Comment by myaccountonhn a day ago

1 reply

From experience, parsing input into data structures that fit the problem domain once at the "edge" is a good idea. The code becomes a lot more maintainable without a bunch of validation checks scattered all over the place, picking a data structure for the problem at hand usually leads to cleaner solutions, and errors usually show up much earlier and are easier to debug.

From experience though I've found that wrapping all data in newtypes adds too much ceremony and boilerplate. If the data can reasonably be expressed as a primitive type, then you might as well express that way. I can't think of a time where newtype wrapping would have saved me from accidentally not validating or accidentally inputting the wrong data as a parameter. Especially the email example is quite weak, with ~30 lines of code just being ceremony due to wrapping a string, and most likely it's just going to be fed as is to various crud operations that will cast the data to a string immediately.

Interacting with Haskell/elm libraries that have pervasive use of newtypes everywhere can be painful, especially if they don't give you a way to access the internal data. If a use-case comes up that the library developer didn't account for, then you might have no way of modifying the data and you end up needing to patch the library upstream.

movpasd a day ago

I think it can be useful to think of the parsing and logic parts both as modules, with the parsing part interfacing with the outside world via unstructured data, and the parsing and logic parts interfacing via structured data, i.e.: the validated types.

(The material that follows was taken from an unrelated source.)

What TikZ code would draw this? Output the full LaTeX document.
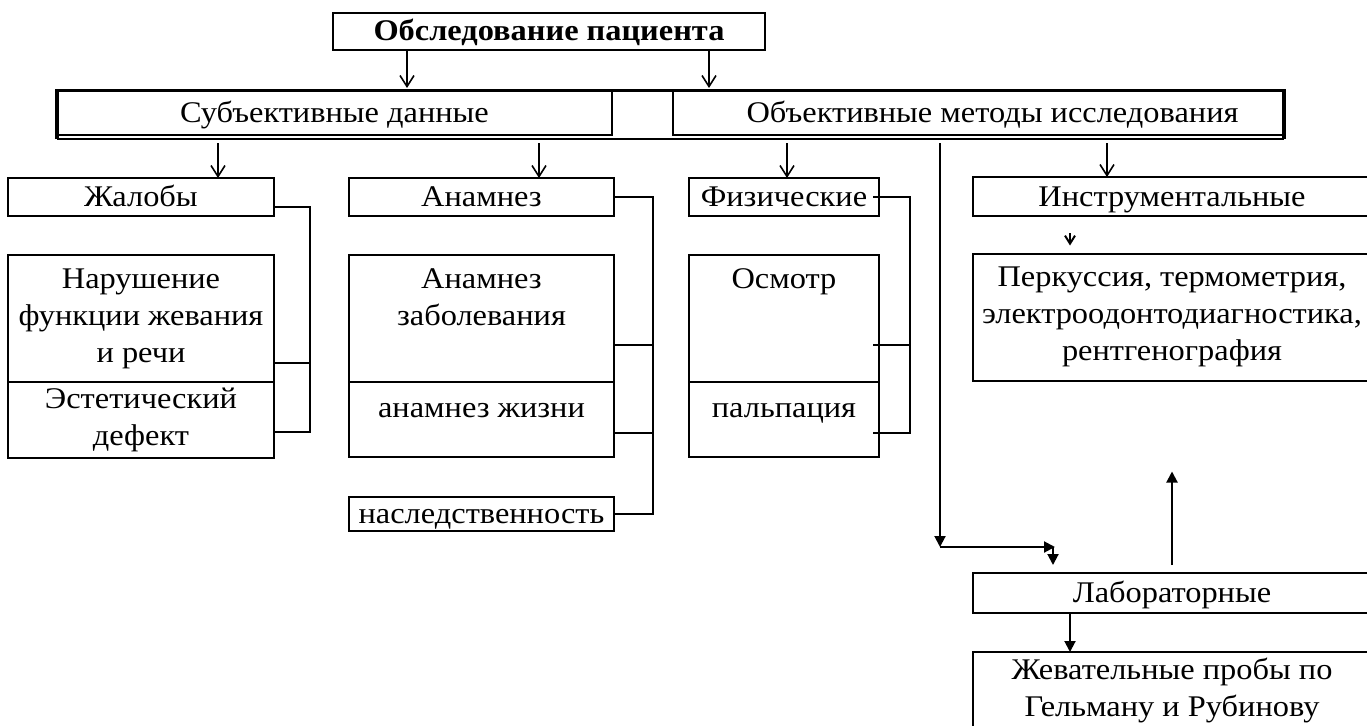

From that perspective, there is a clear trade-off on the size of the parsing–logic interface. Introducing more granular, safer validated types may give you better functionality, but it forces you to expand that interface and create coupling.

I think there is a middle ground, which is that these safe types should be chunked into larger structures that enforce a range of related invariants and hopefully have some kind of domain meaning. That way, you shrink the conceptual surface area of the interface so that working with it is less painful.